Radiation rules issued for Yucca nuclear site

A train tunnel leads into the south side of Yucca Mountain, where the federal government wants to bury nuclear waste from the nation's reactors.Joe Cavaretta / AP file
/ Source: The Associated Press

No one knows what the Earth will be like in a million years. But a proposed nuclear waste dump in Nevada must be designed to ensure that people living near it then are exposed to no more than 100 millirems of radiation annually — equivalent to about a half-dozen X-rays.

And over the next 10,000 years, radiation exposure to the waste dump’s neighbors may be no more than 15 millirems a year, which is about what people get from an ordinary X-ray. People receive about 350 millirems a year of radiation on average from all background sources.

After three years of deliberations, the Environmental Protection Agency on Tuesday announced its radiation health standard for the proposed Yucca Mountain nuclear waste repository, a proposed system of underground caverns 90 miles northwest of Las Vegas where the government hopes to keep highly radioactive commercial and military nuclear waste.

It is scheduled to open in 2020 if a license application is approved by the Nuclear Regulatory Commission.

Court ordered the rules
The EPA has struggled to comply with a 2004 court directive that said it must establish a radiation health standard for a million years into the future because some of the isotopes in the buried waste will remain extremely dangerous for that long. An earlier standard of only 10,000 years was ruled inadequate by the court.

The agency said Tuesday it believes its latest standard is “consistent” with the recommendations of the National Academy of Sciences and is expected to satisfy the court decision.

The Energy Department last June submitted its license request for the Yucca Mountain dump to the NRC, which has three years to consider the request. Despite strong opposition from Nevada officials, the Bush administration hopes the site can be opened by 2020.

It is designed to hold 77,700 tons of used reactor fuel from commercial nuclear power plants in 31 states.
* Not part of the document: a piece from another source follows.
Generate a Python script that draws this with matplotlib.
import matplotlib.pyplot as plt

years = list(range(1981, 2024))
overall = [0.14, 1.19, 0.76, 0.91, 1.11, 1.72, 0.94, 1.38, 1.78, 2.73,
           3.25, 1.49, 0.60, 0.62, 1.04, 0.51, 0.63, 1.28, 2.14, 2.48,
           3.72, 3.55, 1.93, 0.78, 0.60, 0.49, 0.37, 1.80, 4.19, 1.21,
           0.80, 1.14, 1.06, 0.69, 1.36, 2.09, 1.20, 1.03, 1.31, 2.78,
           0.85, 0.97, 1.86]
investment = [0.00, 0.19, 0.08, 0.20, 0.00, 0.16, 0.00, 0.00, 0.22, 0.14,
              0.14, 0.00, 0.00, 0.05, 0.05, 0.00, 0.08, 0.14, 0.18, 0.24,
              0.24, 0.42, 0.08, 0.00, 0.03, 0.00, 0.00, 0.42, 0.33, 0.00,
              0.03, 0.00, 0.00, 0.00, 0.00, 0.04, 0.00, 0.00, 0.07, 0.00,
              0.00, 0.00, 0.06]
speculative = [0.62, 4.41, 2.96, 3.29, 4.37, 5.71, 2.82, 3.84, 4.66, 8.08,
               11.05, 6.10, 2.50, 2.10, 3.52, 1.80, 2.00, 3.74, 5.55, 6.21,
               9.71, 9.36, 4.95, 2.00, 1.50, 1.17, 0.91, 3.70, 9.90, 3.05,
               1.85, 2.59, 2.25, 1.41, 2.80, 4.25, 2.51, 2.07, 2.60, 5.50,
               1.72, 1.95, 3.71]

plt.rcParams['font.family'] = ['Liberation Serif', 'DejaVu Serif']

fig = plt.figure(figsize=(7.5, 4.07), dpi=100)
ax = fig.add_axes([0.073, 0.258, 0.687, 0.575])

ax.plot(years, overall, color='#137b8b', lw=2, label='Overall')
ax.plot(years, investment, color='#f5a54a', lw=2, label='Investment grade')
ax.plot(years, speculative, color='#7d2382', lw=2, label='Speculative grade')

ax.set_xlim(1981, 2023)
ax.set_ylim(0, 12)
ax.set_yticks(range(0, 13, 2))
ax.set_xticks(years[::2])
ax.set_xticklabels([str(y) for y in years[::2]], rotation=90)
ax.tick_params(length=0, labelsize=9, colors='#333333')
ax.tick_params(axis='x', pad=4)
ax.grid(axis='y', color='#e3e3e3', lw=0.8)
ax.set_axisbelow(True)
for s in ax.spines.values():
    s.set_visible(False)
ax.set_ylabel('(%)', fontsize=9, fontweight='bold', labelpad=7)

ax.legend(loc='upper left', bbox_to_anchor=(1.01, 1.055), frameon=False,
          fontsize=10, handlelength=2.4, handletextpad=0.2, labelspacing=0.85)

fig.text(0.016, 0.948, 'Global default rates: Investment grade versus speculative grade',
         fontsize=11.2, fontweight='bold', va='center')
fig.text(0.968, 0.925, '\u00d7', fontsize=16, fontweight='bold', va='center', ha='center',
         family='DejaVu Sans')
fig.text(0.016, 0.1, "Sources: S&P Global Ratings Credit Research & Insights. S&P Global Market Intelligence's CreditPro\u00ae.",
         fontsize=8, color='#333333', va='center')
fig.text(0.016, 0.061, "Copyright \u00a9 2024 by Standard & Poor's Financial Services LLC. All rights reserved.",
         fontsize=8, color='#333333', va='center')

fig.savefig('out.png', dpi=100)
The Energy Department recently estimated a cost of $96.2 billion of building and operating it for 150 years, beyond its expected closure date of 2113.
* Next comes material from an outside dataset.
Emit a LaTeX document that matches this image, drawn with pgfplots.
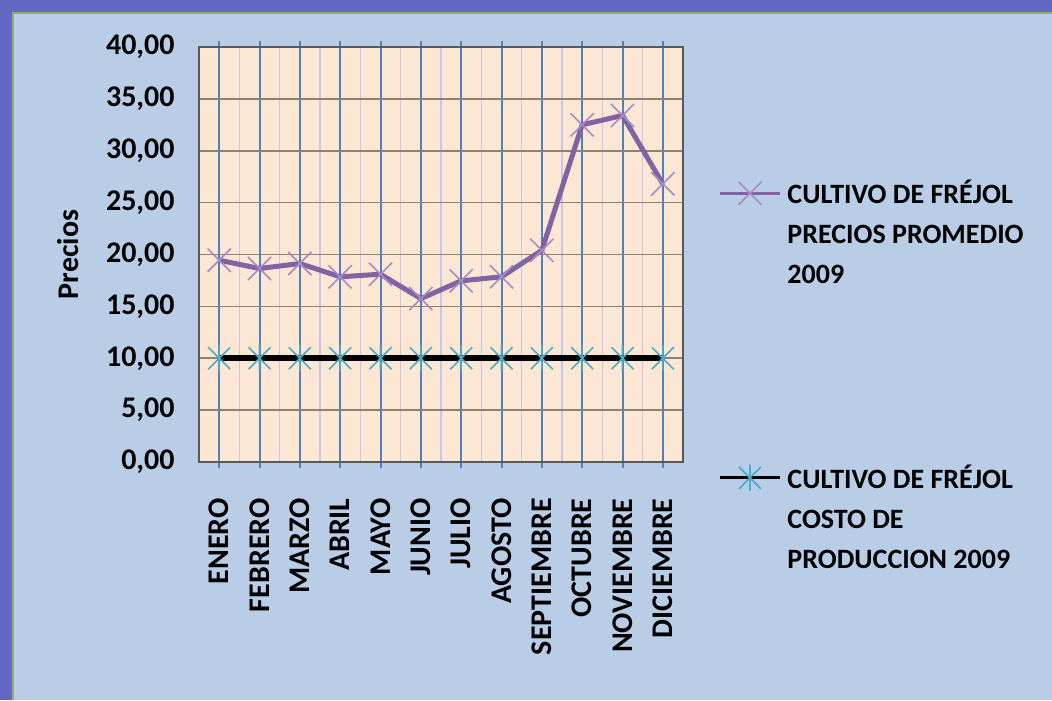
\documentclass[border=0pt]{standalone}
\usepackage{fontspec}
\setmainfont{Carlito}
\usepackage{pgfplots}
\pgfplotsset{compat=1.18}
\definecolor{bgdark}{HTML}{6466C4}
\definecolor{bglight}{HTML}{BACDE7}
\definecolor{bgedge}{HTML}{8CB070}
\definecolor{plotbg}{HTML}{FCE6D4}
\definecolor{majgrid}{HTML}{4F81BD}
\definecolor{mingrid}{HTML}{C4C4EC}
\definecolor{hgrid}{HTML}{8A8275}
\definecolor{purp}{HTML}{8064A2}
\definecolor{purpmark}{HTML}{A58CC6}
\definecolor{cyanm}{HTML}{4BACC6}
\pgfdeclareplotmark{xx}{%
  \pgfpathmoveto{\pgfqpoint{-\pgfplotmarksize}{-\pgfplotmarksize}}%
  \pgfpathlineto{\pgfqpoint{\pgfplotmarksize}{\pgfplotmarksize}}%
  \pgfpathmoveto{\pgfqpoint{-\pgfplotmarksize}{\pgfplotmarksize}}%
  \pgfpathlineto{\pgfqpoint{\pgfplotmarksize}{-\pgfplotmarksize}}%
  \pgfusepathqstroke}
\pgfdeclareplotmark{xstar}{%
  \pgfpathmoveto{\pgfqpoint{-\pgfplotmarksize}{-\pgfplotmarksize}}%
  \pgfpathlineto{\pgfqpoint{\pgfplotmarksize}{\pgfplotmarksize}}%
  \pgfpathmoveto{\pgfqpoint{-\pgfplotmarksize}{\pgfplotmarksize}}%
  \pgfpathlineto{\pgfqpoint{\pgfplotmarksize}{-\pgfplotmarksize}}%
  \pgfpathmoveto{\pgfqpoint{0pt}{-1.2\pgfplotmarksize}}%
  \pgfpathlineto{\pgfqpoint{0pt}{1.2\pgfplotmarksize}}%
  \pgfusepathqstroke}
\begin{document}
\begin{tikzpicture}
\useasboundingbox (0,0) rectangle (526pt,350pt);
\fill[bgdark] (0,0) rectangle (526pt,350pt);
\fill[bglight] (6pt,0) rectangle (526pt,344pt);
\draw[bgedge, line width=0.8pt] (6.4pt,0) -- (6.4pt,343.6pt) -- (526pt,343.6pt);
\begin{axis}[
  at={(99.5pt,119pt)}, anchor=south west,
  scale only axis, width=242pt, height=207.5pt,
  xmin=-0.5, xmax=11.5, ymin=0, ymax=40,
  axis background/.style={fill=plotbg},
  axis line style={draw=gray!70!black, line width=0.6pt},
  xtick={0,...,11},
  xticklabels={ENERO,FEBRERO,MARZO,ABRIL,MAYO,JUNIO,JULIO,AGOSTO,SEPTIEMBRE,OCTUBRE,NOVIEMBRE,DICIEMBRE},
  minor xtick={0.5,1.5,...,10.5},
  ytick={0,5,...,40},
  xmajorgrids, xminorgrids, ymajorgrids,
  major x grid style={draw=majgrid, line width=1pt},
  minor x grid style={draw=mingrid, line width=0.8pt},
  major y grid style={draw=hgrid, line width=0.8pt},
  tick align=outside,
  major tick length=3pt, minor tick length=0pt,
  xtick style={draw=majgrid, line width=1pt},
  ytick style={draw=none},
  xticklabel style={font=\fontsize{15}{18}\selectfont\bfseries, yshift=-15pt, rotate=90, anchor=east, inner sep=0pt},
  yticklabel style={font=\fontsize{15}{18}\selectfont\bfseries, anchor=east, inner sep=0pt, xshift=-9pt},
  ylabel={Precios},
  every axis y label/.style={at={(axis description cs:-0.27,0.5)}, rotate=90, anchor=center, font=\fontsize{15}{18}\selectfont\bfseries},
  /pgf/number format/.cd, fixed, fixed zerofill, precision=2, use comma, assume math mode=true,
  /pgfplots/.cd,
  legend style={at={(1.06,0.69)}, anchor=north west, draw=none, fill=none,
    font=\fontsize{14}{20}\selectfont\bfseries, row sep=129pt, column sep=3pt,
    nodes={inner sep=0pt}},
  legend cell align=left,
  legend image code/.code={\draw[mark repeat=2, mark phase=2, #1, line width=1.5pt] plot coordinates {(0pt,0pt) (15pt,0pt) (30pt,0pt)};},
]
\addplot[purp, line width=2.5pt, mark=xx, mark size=5.8pt, mark options={draw=purpmark, line width=0.8pt, solid}]
coordinates {(0,19.45) (1,18.65) (2,19.13) (3,17.85) (4,18.1) (5,15.75) (6,17.46) (7,17.85) (8,20.4) (9,32.5) (10,33.4) (11,26.8)};
\addlegendentry{\parbox[t]{125pt}{CULTIVO DE FRÉJOL\\PRECIOS PROMEDIO\\2009}}
\addplot[black, line width=3pt, mark=xstar, mark size=5.5pt, mark options={draw=cyanm, line width=0.8pt, solid}]
coordinates {(0,10) (1,10) (2,10) (3,10) (4,10) (5,10) (6,10) (7,10) (8,10) (9,10) (10,10) (11,10)};
\addlegendentry{\parbox[t]{125pt}{CULTIVO DE FRÉJOL\\COSTO DE\\PRODUCCION 2009}}
\end{axis}
\end{tikzpicture}
\end{document}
Climate, quakes, corrosion must be weighed
The EPA said that in submitting its design for a license, the Energy Department must consider the effects of climate change, earthquakes and volcanic activities as well as the corrosion of the waste packages to assure it can meet the radiation exposure requirements over a million years.

Energy Secretary Samuel Bodman has said he is confident that the license application submitted to the NRC will “stand up to any challenges anywhere,” including questions about whether the design will be adequate to meet the EPA’s radiation exposure standard to nearby residents.

Rep. Ed Markey, D-Mass., said the EPA announcement, coming four months after the Yucca application was sent to the NRC, “only reinforces how their entire approach to the Yucca Mountain nuclear waste project has put politics and the financial health of the nuclear industry ahead of science and the health of the public.”

Markey said the Energy Department should withdraw the application and resubmit it after the radiation exposure requirements are taken into account.

Kevin Kamps, of the anti-nuclear watchdog group “Beyond Nuclear,” called the 100 millirem threshold far too lax. He said it would allow “future generations to be exposed to significantly higher doses of harmful radiation” than people living near nuclear power plants today.

The NRC’s primary job will be to determine whether the proposed design will protect public health and meet the EPA radiation standard. The NRC has proposed a less stringent radiation standard. And the EPA itself had a maximum exposure of 350 millirems per year for the 10,000-to-1-million-year time frame, more than three times the exposure level it announced Tuesday.